Jorge L. Chinea (Wayne State University)

Born in Galway , Ireland in the latter part of the 1730’s, James (Jaime) O’Daly belonged to an ancient Catholic gentry lineage.  Undoubtedly linked to the "Wild Geese," or the legions of high-ranking military officers who fled for Catholic Europe following the land-grabbing Cromwellian invasion of Ireland in the late 1690’s, he immigrated to Cádiz , Spain in the early 1760's, and subsequently to the Dutch Caribbean.  In 1772, he helped refit a Spanish flota (galleon fleet) that had capsized near the British-controlled island colony of Anguilla .  To compensate O’Daly, the Spanish Crown authorized him to export a fixed quantity of agricultural products from Puerto Rico . Once on the island, O’Daly applied for a permit to stay permanently citing, among other reasons, his eagerness to promote commercial agriculture on his own or by lending a hand at his brother, Tomás (Thomas) O’Daly’s recently-established sugar plantation.  Although the Crown granted Jaime a two-year temporary residential permit in 1775, he remained in Puerto Rico until his death sometime in the mid 1820’s. 

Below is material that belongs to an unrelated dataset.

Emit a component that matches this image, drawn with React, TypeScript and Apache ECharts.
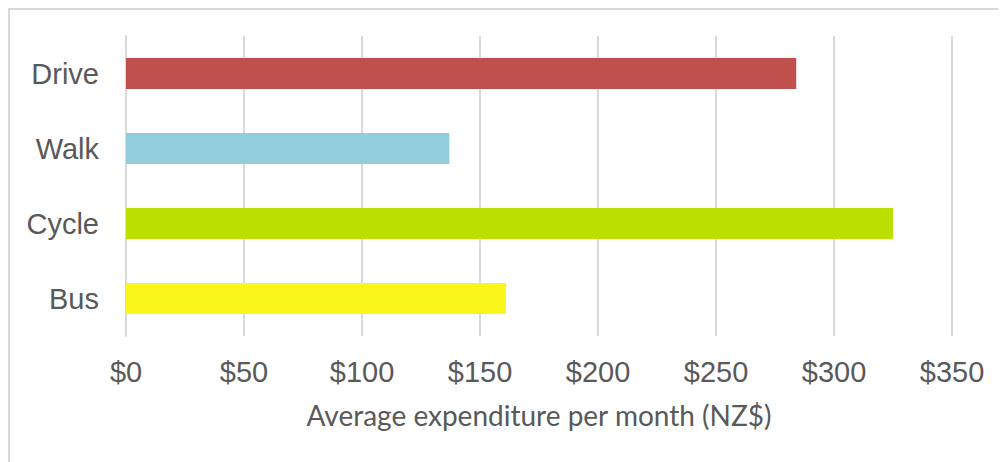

As one of the island’s leading entrepreneurs in both tobacco and sugar production, Jaime O’Daly y Blake came to embody the commercial-agrarian revitalization of the Hispanic Caribbean during the late Bourbon reforms.  By 1784, he was in possession of a flourishing sugar plantation (known as Hacienda San Patricio), a large hato (cattle ranch) comprised of 10 caballerías (over 2,000 acres) in the town of Loíza , and a spacious house in San Juan valued at 11,000 pesos. This paper discusses the activities and influence of this son of Ireland who chose to start life anew in Spain and Puerto Rico , in the latter of which he played a leading role as planter, merchant, and royal administrator during the last third of the eighteenth century.